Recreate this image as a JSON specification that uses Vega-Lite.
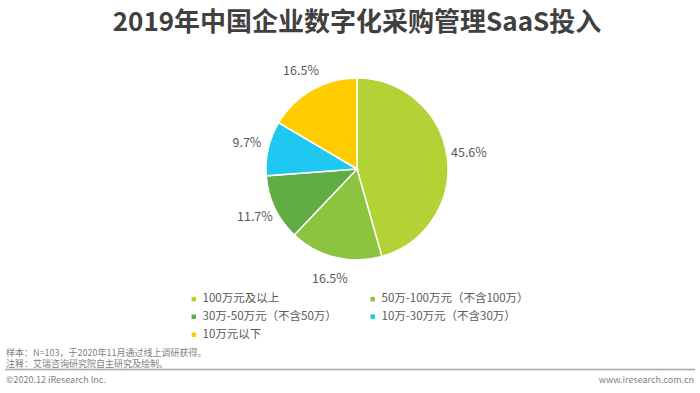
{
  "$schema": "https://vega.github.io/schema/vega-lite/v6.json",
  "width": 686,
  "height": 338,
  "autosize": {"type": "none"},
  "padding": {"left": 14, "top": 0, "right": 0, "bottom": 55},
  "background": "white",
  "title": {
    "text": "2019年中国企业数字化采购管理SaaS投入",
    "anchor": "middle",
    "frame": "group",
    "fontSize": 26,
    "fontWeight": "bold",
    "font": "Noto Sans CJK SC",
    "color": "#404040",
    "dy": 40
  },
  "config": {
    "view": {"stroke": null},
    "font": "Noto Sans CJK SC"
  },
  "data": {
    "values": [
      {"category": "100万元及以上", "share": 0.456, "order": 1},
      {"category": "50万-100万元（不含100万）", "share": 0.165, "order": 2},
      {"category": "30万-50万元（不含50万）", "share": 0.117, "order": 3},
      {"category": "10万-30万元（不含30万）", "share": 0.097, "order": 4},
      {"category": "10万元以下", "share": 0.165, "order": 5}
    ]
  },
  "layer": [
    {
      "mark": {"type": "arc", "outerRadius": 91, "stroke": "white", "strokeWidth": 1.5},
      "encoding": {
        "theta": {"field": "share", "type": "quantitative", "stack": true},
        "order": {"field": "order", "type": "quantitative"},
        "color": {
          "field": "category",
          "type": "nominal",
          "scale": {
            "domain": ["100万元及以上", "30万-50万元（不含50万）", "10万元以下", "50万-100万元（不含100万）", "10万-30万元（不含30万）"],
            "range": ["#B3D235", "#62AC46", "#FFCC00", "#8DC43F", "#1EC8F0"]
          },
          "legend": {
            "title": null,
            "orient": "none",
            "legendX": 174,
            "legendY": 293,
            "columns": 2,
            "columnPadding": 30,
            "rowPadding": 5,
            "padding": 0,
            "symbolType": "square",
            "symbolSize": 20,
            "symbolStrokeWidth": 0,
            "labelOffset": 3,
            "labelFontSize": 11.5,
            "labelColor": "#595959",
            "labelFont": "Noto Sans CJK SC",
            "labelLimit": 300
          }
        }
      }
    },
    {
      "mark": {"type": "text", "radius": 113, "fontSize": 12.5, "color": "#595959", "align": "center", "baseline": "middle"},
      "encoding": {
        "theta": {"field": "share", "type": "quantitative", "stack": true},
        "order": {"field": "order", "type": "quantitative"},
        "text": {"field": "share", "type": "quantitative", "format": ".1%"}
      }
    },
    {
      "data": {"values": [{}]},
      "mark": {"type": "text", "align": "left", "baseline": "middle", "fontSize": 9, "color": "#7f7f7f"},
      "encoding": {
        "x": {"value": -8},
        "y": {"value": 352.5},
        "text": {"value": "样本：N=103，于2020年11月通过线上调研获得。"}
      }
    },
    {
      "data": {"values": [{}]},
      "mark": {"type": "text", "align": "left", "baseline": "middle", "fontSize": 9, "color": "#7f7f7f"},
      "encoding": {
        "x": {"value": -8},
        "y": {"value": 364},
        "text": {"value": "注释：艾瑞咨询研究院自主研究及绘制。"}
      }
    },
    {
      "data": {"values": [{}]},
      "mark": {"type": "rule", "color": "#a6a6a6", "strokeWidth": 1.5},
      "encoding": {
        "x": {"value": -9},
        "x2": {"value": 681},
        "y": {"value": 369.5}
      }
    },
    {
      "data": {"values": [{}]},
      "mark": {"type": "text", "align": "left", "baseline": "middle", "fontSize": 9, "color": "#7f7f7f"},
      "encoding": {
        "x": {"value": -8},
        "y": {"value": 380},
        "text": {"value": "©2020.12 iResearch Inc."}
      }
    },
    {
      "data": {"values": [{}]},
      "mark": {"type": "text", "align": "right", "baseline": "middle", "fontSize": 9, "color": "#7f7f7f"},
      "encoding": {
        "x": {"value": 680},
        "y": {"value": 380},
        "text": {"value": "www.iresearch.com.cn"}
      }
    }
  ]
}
..............................
EXERCISE DETAILS: Reproduce the listing word for word and omit its pictures.

EXPECTED ANSWER:
Recreate this image as a JSON specification that uses Vega-Lite.
{
  "$schema": "https://vega.github.io/schema/vega-lite/v6.json",
  "width": 686,
  "height": 338,
  "autosize": {"type": "none"},
  "padding": {"left": 14, "top": 0, "right": 0, "bottom": 55},
  "background": "white",
  "title": {
    "text": "2019年中国企业数字化采购管理SaaS投入",
    "anchor": "middle",
    "frame": "group",
    "fontSize": 26,
    "fontWeight": "bold",
    "font": "Noto Sans CJK SC",
    "color": "#404040",
    "dy": 40
  },
  "config": {
    "view": {"stroke": null},
    "font": "Noto Sans CJK SC"
  },
  "data": {
    "values": [
      {"category": "100万元及以上", "share": 0.456, "order": 1},
      {"category": "50万-100万元（不含100万）", "share": 0.165, "order": 2},
      {"category": "30万-50万元（不含50万）", "share": 0.117, "order": 3},
      {"category": "10万-30万元（不含30万）", "share": 0.097, "order": 4},
      {"category": "10万元以下", "share": 0.165, "order": 5}
    ]
  },
  "layer": [
    {
      "mark": {"type": "arc", "outerRadius": 91, "stroke": "white", "strokeWidth": 1.5},
      "encoding": {
        "theta": {"field": "share", "type": "quantitative", "stack": true},
        "order": {"field": "order", "type": "quantitative"},
        "color": {
          "field": "category",
          "type": "nominal",
          "scale": {
            "domain": ["100万元及以上", "30万-50万元（不含50万）", "10万元以下", "50万-100万元（不含100万）", "10万-30万元（不含30万）"],
            "range": ["#B3D235", "#62AC46", "#FFCC00", "#8DC43F", "#1EC8F0"]
          },
          "legend": {
            "title": null,
            "orient": "none",
            "legendX": 174,
            "legendY": 293,
            "columns": 2,
            "columnPadding": 30,
            "rowPadding": 5,
            "padding": 0,
            "symbolType": "square",
            "symbolSize": 20,
            "symbolStrokeWidth": 0,
            "labelOffset": 3,
            "labelFontSize": 11.5,
            "labelColor": "#595959",
            "labelFont": "Noto Sans CJK SC",
            "labelLimit": 300
          }
        }
      }
    },
    {
      "mark": {"type": "text", "radius": 113, "fontSize": 12.5, "color": "#595959", "align": "center", "baseline": "middle"},
      "encoding": {
        "theta": {"field": "share", "type": "quantitative", "stack": true},
        "order": {"field": "order", "type": "quantitative"},
        "text": {"field": "share", "type": "quantitative", "format": ".1%"}
      }
    },
    {
      "data": {"values": [{}]},
      "mark": {"type": "text", "align": "left", "baseline": "middle", "fontSize": 9, "color": "#7f7f7f"},
      "encoding": {
        "x": {"value": -8},
        "y": {"value": 352.5},
        "text": {"value": "样本：N=103，于2020年11月通过线上调研获得。"}
      }
    },
    {
      "data": {"values": [{}]},
      "mark": {"type": "text", "align": "left", "baseline": "middle", "fontSize": 9, "color": "#7f7f7f"},
      "encoding": {
        "x": {"value": -8},
        "y": {"value": 364},
        "text": {"value": "注释：艾瑞咨询研究院自主研究及绘制。"}
      }
    },
    {
      "data": {"values": [{}]},
      "mark": {"type": "rule", "color": "#a6a6a6", "strokeWidth": 1.5},
      "encoding": {
        "x": {"value": -9},
        "x2": {"value": 681},
        "y": {"value": 369.5}
      }
    },
    {
      "data": {"values": [{}]},
      "mark": {"type": "text", "align": "left", "baseline": "middle", "fontSize": 9, "color": "#7f7f7f"},
      "encoding": {
        "x": {"value": -8},
        "y": {"value": 380},
        "text": {"value": "©2020.12 iResearch Inc."}
      }
    },
    {
      "data": {"values": [{}]},
      "mark": {"type": "text", "align": "right", "baseline": "middle", "fontSize": 9, "color": "#7f7f7f"},
      "encoding": {
        "x": {"value": 680},
        "y": {"value": 380},
        "text": {"value": "www.iresearch.com.cn"}
      }
    }
  ]
}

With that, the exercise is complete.